The bondholders’ committee is one of the most powerful creditor groups involved in the Adelphia bankruptcy — it helped push Adelphia into sale mode in April. Any plan to buy the systems would require the blessing of bondholders.

“It makes all the sense in the world,” said one source familiar with the matter. “You’ve got to know what they [bondholders] are thinking, what makes them tick and what would be acceptable to them.”

According to bankruptcy court documents, Adelphia’s largest bondholders include Blackstone Group, W.R. Huff Asset Management, Franklin Advisors and Fidelity Management & Research.

Attorneys for the bondholder committee did not return calls for comment.

Time Warner and Comcast declined comment.

Time Warner has acknowledged one way to snare Adelphia would be through a reverse merger of its Time Warner Cable subsidiary into Adelphia’s already publicly traded stock.

Such a move would allow Time Warner Inc. to take its cable assets public without having to seek Securities and Exchange Commission approval, and would create a currency to buy out Comcast’s 21% interest in Time Warner Cable.

Adelphia bondholders also would get a stake in a publicly traded entity with about 16 million subscribers — and a far stronger balance sheet.

At least one person familiar with the bondholders’ thinking said they would be open to a Time Warner stock deal, depending on how the equity would be distributed.

“From a bondholder perspective, the thought is that taking shares could be more attractive than taking cash,” the source said.

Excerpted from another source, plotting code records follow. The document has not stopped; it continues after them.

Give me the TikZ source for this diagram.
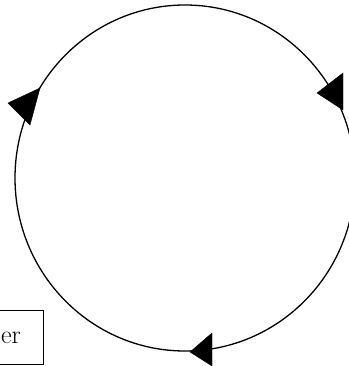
\documentclass[tikz,border=0pt]{standalone}
\usepackage{tikz}
\usetikzlibrary{positioning}

\begin{document}
\begin{tikzpicture}[
  x=1pt, y=-1pt,
  loopline/.style={line width=1.3pt, black},
  headfill/.style={fill=black, draw=black, line join=miter},
  labelbox/.style={draw, line width=1.1pt, inner xsep=9.5pt, inner ysep=0pt,
                   anchor=north west, minimum height=54pt,
                   font=\fontsize{26}{30}\selectfont, align=left,
                   text width=33pt}
]
  \useasboundingbox (0,0) rectangle (348,366);

  % the cycle
  \draw[loopline] (185,178) ellipse [x radius=170, y radius=173];

  % arrowheads on the cycle
  \filldraw[headfill] (8,103)   -- (40,88)  -- (30,125)  -- cycle;
  \filldraw[headfill] (317,93)  -- (343,73) -- (343,110) -- cycle;
  \filldraw[headfill] (190,352) -- (212,333) -- (212,366) -- cycle;

  % cut label box
  \node[labelbox] (stage) at (-9,310) {er};
\end{tikzpicture}
\end{document}
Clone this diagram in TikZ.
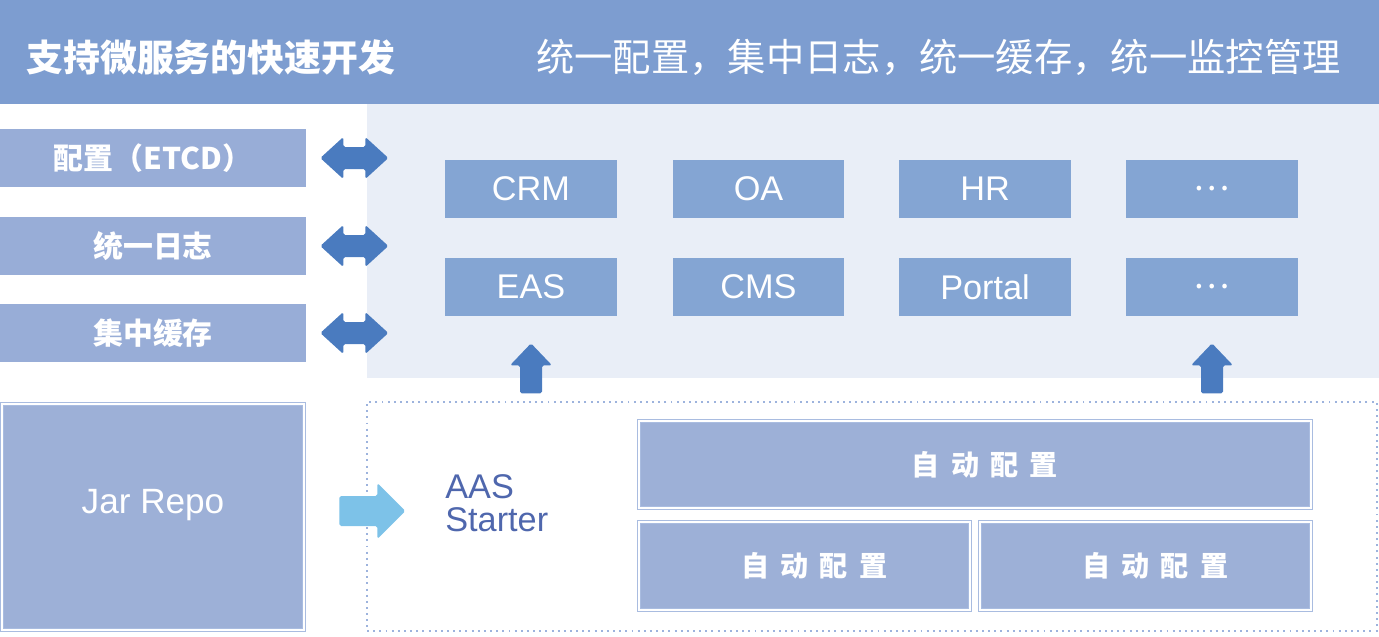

Earlier this month, Adelphia was considering a bar on joint bids for the systems, and discussed the matter at a previously scheduled board meeting Oct. 6 and 7.

Although Adelphia would not comment on the meeting, sources said no decision regarding blocking a joint Time Warner-Comcast bid was reached, but that the matter was still under consideration.

Sources said Adelphia’s motivation was to maximize the price it would receive for its systems.

But the concern was that such a blocking maneuver could indicate a reluctance by Adelphia management to sell the company.

Adelphia has denied it’s not motivated to sell, and has said it is conducting the process in the best interests of all its constituents.

In September, Adelphia offered its properties in seven separate clusters to widen the field of potential bidders.

It is expected that the systems could attract bids as high as $17 billion to $20 billion.


Prohibiting a class of potential bidders, especially the two largest MSOs, could be difficult for Adelphia to justify.

“It’s hard to say anything categorically, but there is a fiduciary duty on the part of the board to maximize the recovery,” said bankruptcy attorney Robert Feinstein, of the New York law firm Pachulski, Stang, Ziehl, Young, Jones & Weintraub. Feinstein is not involved in the Adelphia bankruptcy case.

“They should be making decisions with that in mind,” Feinstein added. “Without knowing the facts, if there is a joint bid being proposed by people that is not a collusive bid between two bidders who might otherwise bid up the asset, and that they are only prepared to proceed on that basis, then you would welcome the bid.”

Feinstein said there are restrictions in the bankruptcy code regarding collusive bidding — a secret agreement to limit the purchase price of the assets — but such an action is hard to prove.

The surefire way to prove collusion is if the bid is unusually low. And neither Time Warner nor Comcast has submitted a bid yet.

Feinstein added the bidders in the Adelphia auction are extremely sophisticated and it is highly unlikely they would risk collusion.

“One would expect that people wouldn’t be so foolish as to enter into a collusive bidding agreement,” Feinstein said. “So, a joint venture may well be just what it is — an aboveboard effort by two parties to buy an asset together that neither one of them might have been prepared to buy individually.”

Most analysts expect Comcast to get involved in the auction through Time Warner — perhaps not submitting a bid of its own, but agreeing to surrender its stake in Time Warner Cable for either systems, cash or a combination of both.